Cultura

Hacia una luz más vasta

  • 'HISTORIA MÍNIMA DEL COSMOS'. Manuel Toharia. Turner. Madrid, 2015. 288 páginas. 14,90 euros.

Quizá la empresa más poética que ha acometido nunca el hombre sea ésta de explicar el Cosmos. Desde el origen mítico de las estrellas, hasta la luz viajera y gravitante que postula Einstein, el hombre no ha hecho sino formular una versión -aún hoy misteriosa, abierta, perfectible- de la esfera celeste. No sabemos cómo sería la estrella que guió a los Magos de Belén (de hecho, no sabemos si existió algo parecido); lo que sí sabemos, principiado el XIV, es que Giotto lo representará con la abundosa cabellera de un cometa. Es decir, que Giotto pintará su estrella errante no como una fulguración insólita y desconocida, sino como un hecho verosímil. Ese largo camino que va del mito al saber científico es el que Toharia recorre sumariamente en esta Historia mínima del Cosmos. Una historia que nos llevará desde la vieja Cosmogonía de Hesíodo a los primeros minutos del Big Bang; pero también, y en igual medida, del viejo Cosmos griego, cerrado y numeroso, al infinito Universo contemporáneo.

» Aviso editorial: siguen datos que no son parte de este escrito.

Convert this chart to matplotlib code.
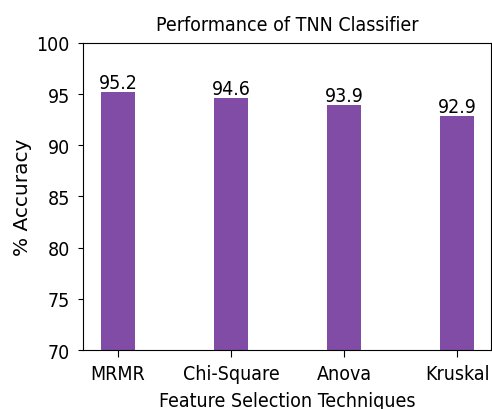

Se suele llamar modernidad al largo proceso en que la ciencia y la fe se escinden de modo definitivo. A ese proceso afluyen la astronomía de Brahe, el heliocentrismo de Copérnico, la inducción de Bacon, los cálculos de Keppler, las tesis de Galileo, las leyes de Newton, las revelaciones de Herschel y un formidable etcétera que se resolverá en la vaga conciencia de algo nuevo. A esa novedad Ortega la definiría como "la gran lejanía que es el mundo". De modo que la cosmología moderna no ha hecho sino agrandar el ámbito, tanto de nuestro saber, como del propio universo. De ahí la dilatada fricción entre religión y ciencia: desde aquel breve mundo, hecho a la medida del hombre, que se prevé en el Génesis, al universo pluridimensional que hoy habitamos, lo que se ha perdido en el camino es la relevancia del ser humano, figurada el mito de la Creación, común a todas las civilizaciones.

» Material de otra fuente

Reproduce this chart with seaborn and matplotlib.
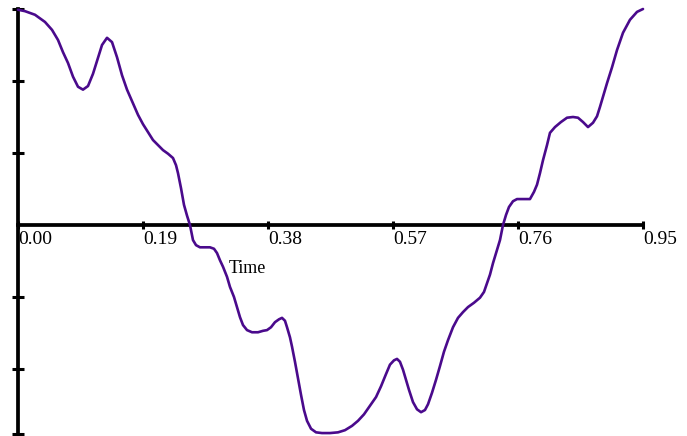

Los hallazgos de Copernico, o la relatividad de Einstein, no han hecho sino acercarnos, irónicamente, al viéjo Heráclito de Éfeso, cuando dice que "el más bello universo no es más que un montón de escombros reunidos al azar". A pesar de ello, no fue el azar, sino la precisión científica, la que sumió al hombre en un vacío sin fin, en una oscuridad poética, donde la luz se fatiga y el tiempo se detiene, como en las horas perdidas de la infancia.